— Information shown —
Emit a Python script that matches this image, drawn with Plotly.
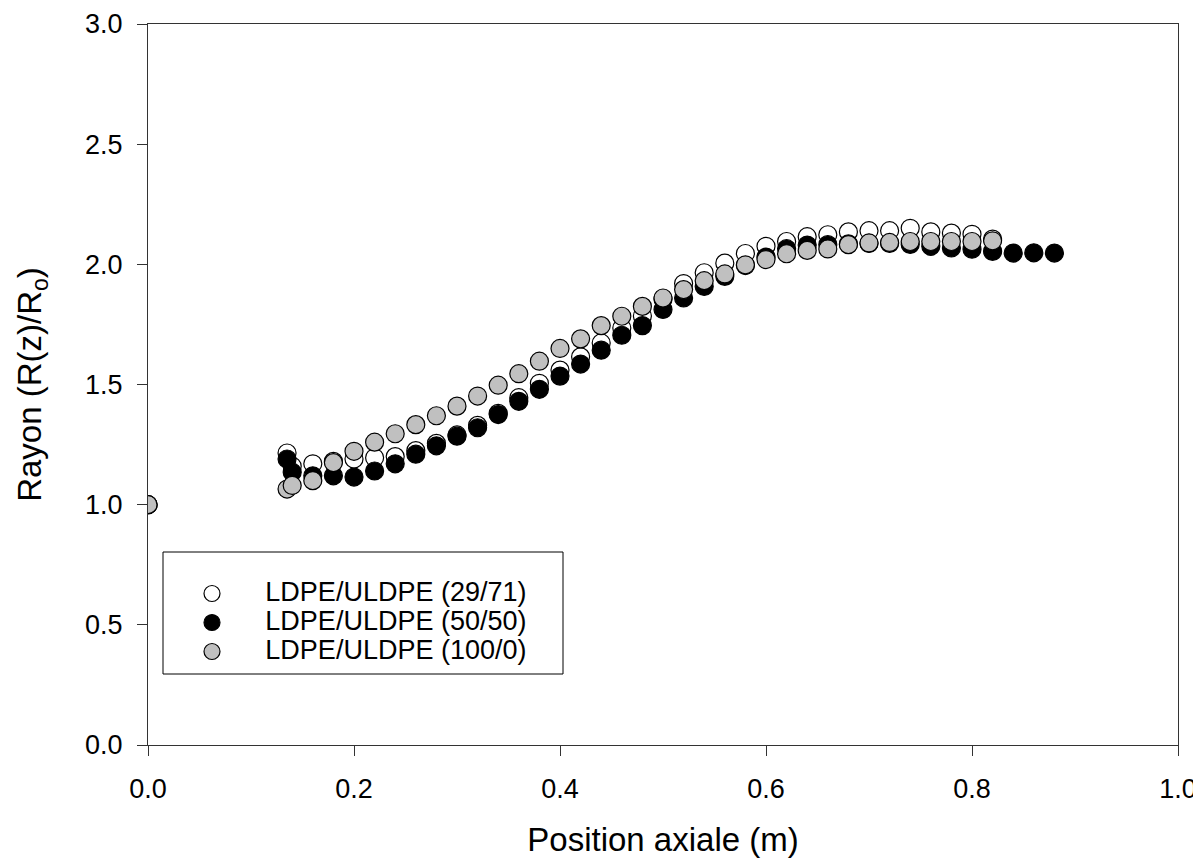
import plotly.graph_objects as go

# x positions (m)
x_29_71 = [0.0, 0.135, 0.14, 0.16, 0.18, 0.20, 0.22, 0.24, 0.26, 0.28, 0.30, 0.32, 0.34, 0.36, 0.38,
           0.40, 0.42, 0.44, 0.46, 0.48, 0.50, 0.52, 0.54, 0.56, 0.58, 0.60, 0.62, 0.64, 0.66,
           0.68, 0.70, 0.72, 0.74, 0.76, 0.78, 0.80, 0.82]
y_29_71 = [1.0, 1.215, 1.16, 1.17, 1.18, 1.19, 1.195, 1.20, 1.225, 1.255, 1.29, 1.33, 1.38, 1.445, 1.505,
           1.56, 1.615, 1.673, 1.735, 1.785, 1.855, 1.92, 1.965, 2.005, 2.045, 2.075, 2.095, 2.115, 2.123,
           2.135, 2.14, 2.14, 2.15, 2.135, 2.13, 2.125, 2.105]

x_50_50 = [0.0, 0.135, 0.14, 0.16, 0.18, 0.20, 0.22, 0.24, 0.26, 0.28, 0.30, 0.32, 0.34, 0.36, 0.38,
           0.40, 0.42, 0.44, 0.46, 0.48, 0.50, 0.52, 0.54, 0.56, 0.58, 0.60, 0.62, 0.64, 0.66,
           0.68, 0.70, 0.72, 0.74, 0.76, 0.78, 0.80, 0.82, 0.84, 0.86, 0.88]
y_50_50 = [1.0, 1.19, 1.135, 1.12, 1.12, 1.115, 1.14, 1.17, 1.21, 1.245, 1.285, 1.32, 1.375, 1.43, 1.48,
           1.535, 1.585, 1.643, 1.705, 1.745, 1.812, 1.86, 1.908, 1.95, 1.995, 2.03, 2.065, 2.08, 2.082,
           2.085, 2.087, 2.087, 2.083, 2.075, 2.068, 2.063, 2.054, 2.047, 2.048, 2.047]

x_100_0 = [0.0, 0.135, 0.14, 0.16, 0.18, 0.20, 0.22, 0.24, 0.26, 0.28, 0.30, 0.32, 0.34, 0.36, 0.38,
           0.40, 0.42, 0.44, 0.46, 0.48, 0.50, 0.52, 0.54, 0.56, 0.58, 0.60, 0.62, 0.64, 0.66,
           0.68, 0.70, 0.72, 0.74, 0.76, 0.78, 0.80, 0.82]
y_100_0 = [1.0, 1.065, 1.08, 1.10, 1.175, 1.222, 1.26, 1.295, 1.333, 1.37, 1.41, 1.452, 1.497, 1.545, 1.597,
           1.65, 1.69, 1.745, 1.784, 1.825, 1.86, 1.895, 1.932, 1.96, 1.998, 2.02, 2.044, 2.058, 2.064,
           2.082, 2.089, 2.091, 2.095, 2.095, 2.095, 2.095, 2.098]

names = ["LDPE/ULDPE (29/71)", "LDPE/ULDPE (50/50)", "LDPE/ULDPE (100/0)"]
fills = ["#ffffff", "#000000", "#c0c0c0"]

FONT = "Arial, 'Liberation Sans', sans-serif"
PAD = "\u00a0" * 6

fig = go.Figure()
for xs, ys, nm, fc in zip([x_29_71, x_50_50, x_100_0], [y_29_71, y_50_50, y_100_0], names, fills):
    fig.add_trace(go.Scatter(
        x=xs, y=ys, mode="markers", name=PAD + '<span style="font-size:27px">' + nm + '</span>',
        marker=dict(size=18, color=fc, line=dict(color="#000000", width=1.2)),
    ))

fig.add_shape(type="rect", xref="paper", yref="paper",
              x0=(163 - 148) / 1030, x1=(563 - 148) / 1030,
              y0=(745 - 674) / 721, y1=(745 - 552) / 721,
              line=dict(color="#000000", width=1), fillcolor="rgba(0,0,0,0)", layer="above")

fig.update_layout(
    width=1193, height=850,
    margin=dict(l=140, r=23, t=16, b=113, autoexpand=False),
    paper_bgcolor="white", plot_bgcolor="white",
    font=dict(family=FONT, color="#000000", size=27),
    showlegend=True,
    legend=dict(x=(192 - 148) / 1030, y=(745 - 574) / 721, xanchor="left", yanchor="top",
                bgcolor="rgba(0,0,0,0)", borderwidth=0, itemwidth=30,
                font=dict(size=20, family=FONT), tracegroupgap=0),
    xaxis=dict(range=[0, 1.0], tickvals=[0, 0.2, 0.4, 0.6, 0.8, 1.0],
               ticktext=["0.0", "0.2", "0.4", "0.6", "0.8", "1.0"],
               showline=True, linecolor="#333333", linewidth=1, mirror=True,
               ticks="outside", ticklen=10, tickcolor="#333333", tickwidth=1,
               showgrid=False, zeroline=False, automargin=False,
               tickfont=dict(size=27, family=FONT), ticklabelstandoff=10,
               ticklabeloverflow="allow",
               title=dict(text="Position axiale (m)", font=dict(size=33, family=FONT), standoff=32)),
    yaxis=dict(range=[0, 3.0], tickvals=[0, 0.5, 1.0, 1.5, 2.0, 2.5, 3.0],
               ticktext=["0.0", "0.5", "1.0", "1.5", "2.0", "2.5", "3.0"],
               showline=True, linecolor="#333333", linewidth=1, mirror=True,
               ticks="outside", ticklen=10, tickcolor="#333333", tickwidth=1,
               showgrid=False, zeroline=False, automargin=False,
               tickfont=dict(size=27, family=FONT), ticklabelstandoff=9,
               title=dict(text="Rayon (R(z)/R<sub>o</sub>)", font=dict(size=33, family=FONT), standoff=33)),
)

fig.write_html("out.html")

— Directive —
Write out the full set of lines verbatim, without the pictures.

— Response below —
Emit a Python script that matches this image, drawn with Plotly.
import plotly.graph_objects as go

# x positions (m)
x_29_71 = [0.0, 0.135, 0.14, 0.16, 0.18, 0.20, 0.22, 0.24, 0.26, 0.28, 0.30, 0.32, 0.34, 0.36, 0.38,
           0.40, 0.42, 0.44, 0.46, 0.48, 0.50, 0.52, 0.54, 0.56, 0.58, 0.60, 0.62, 0.64, 0.66,
           0.68, 0.70, 0.72, 0.74, 0.76, 0.78, 0.80, 0.82]
y_29_71 = [1.0, 1.215, 1.16, 1.17, 1.18, 1.19, 1.195, 1.20, 1.225, 1.255, 1.29, 1.33, 1.38, 1.445, 1.505,
           1.56, 1.615, 1.673, 1.735, 1.785, 1.855, 1.92, 1.965, 2.005, 2.045, 2.075, 2.095, 2.115, 2.123,
           2.135, 2.14, 2.14, 2.15, 2.135, 2.13, 2.125, 2.105]

x_50_50 = [0.0, 0.135, 0.14, 0.16, 0.18, 0.20, 0.22, 0.24, 0.26, 0.28, 0.30, 0.32, 0.34, 0.36, 0.38,
           0.40, 0.42, 0.44, 0.46, 0.48, 0.50, 0.52, 0.54, 0.56, 0.58, 0.60, 0.62, 0.64, 0.66,
           0.68, 0.70, 0.72, 0.74, 0.76, 0.78, 0.80, 0.82, 0.84, 0.86, 0.88]
y_50_50 = [1.0, 1.19, 1.135, 1.12, 1.12, 1.115, 1.14, 1.17, 1.21, 1.245, 1.285, 1.32, 1.375, 1.43, 1.48,
           1.535, 1.585, 1.643, 1.705, 1.745, 1.812, 1.86, 1.908, 1.95, 1.995, 2.03, 2.065, 2.08, 2.082,
           2.085, 2.087, 2.087, 2.083, 2.075, 2.068, 2.063, 2.054, 2.047, 2.048, 2.047]

x_100_0 = [0.0, 0.135, 0.14, 0.16, 0.18, 0.20, 0.22, 0.24, 0.26, 0.28, 0.30, 0.32, 0.34, 0.36, 0.38,
           0.40, 0.42, 0.44, 0.46, 0.48, 0.50, 0.52, 0.54, 0.56, 0.58, 0.60, 0.62, 0.64, 0.66,
           0.68, 0.70, 0.72, 0.74, 0.76, 0.78, 0.80, 0.82]
y_100_0 = [1.0, 1.065, 1.08, 1.10, 1.175, 1.222, 1.26, 1.295, 1.333, 1.37, 1.41, 1.452, 1.497, 1.545, 1.597,
           1.65, 1.69, 1.745, 1.784, 1.825, 1.86, 1.895, 1.932, 1.96, 1.998, 2.02, 2.044, 2.058, 2.064,
           2.082, 2.089, 2.091, 2.095, 2.095, 2.095, 2.095, 2.098]

names = ["LDPE/ULDPE (29/71)", "LDPE/ULDPE (50/50)", "LDPE/ULDPE (100/0)"]
fills = ["#ffffff", "#000000", "#c0c0c0"]

FONT = "Arial, 'Liberation Sans', sans-serif"
PAD = "\u00a0" * 6

fig = go.Figure()
for xs, ys, nm, fc in zip([x_29_71, x_50_50, x_100_0], [y_29_71, y_50_50, y_100_0], names, fills):
    fig.add_trace(go.Scatter(
        x=xs, y=ys, mode="markers", name=PAD + '<span style="font-size:27px">' + nm + '</span>',
        marker=dict(size=18, color=fc, line=dict(color="#000000", width=1.2)),
    ))

fig.add_shape(type="rect", xref="paper", yref="paper",
              x0=(163 - 148) / 1030, x1=(563 - 148) / 1030,
              y0=(745 - 674) / 721, y1=(745 - 552) / 721,
              line=dict(color="#000000", width=1), fillcolor="rgba(0,0,0,0)", layer="above")

fig.update_layout(
    width=1193, height=850,
    margin=dict(l=140, r=23, t=16, b=113, autoexpand=False),
    paper_bgcolor="white", plot_bgcolor="white",
    font=dict(family=FONT, color="#000000", size=27),
    showlegend=True,
    legend=dict(x=(192 - 148) / 1030, y=(745 - 574) / 721, xanchor="left", yanchor="top",
                bgcolor="rgba(0,0,0,0)", borderwidth=0, itemwidth=30,
                font=dict(size=20, family=FONT), tracegroupgap=0),
    xaxis=dict(range=[0, 1.0], tickvals=[0, 0.2, 0.4, 0.6, 0.8, 1.0],
               ticktext=["0.0", "0.2", "0.4", "0.6", "0.8", "1.0"],
               showline=True, linecolor="#333333", linewidth=1, mirror=True,
               ticks="outside", ticklen=10, tickcolor="#333333", tickwidth=1,
               showgrid=False, zeroline=False, automargin=False,
               tickfont=dict(size=27, family=FONT), ticklabelstandoff=10,
               ticklabeloverflow="allow",
               title=dict(text="Position axiale (m)", font=dict(size=33, family=FONT), standoff=32)),
    yaxis=dict(range=[0, 3.0], tickvals=[0, 0.5, 1.0, 1.5, 2.0, 2.5, 3.0],
               ticktext=["0.0", "0.5", "1.0", "1.5", "2.0", "2.5", "3.0"],
               showline=True, linecolor="#333333", linewidth=1, mirror=True,
               ticks="outside", ticklen=10, tickcolor="#333333", tickwidth=1,
               showgrid=False, zeroline=False, automargin=False,
               tickfont=dict(size=27, family=FONT), ticklabelstandoff=9,
               title=dict(text="Rayon (R(z)/R<sub>o</sub>)", font=dict(size=33, family=FONT), standoff=33)),
)

fig.write_html("out.html")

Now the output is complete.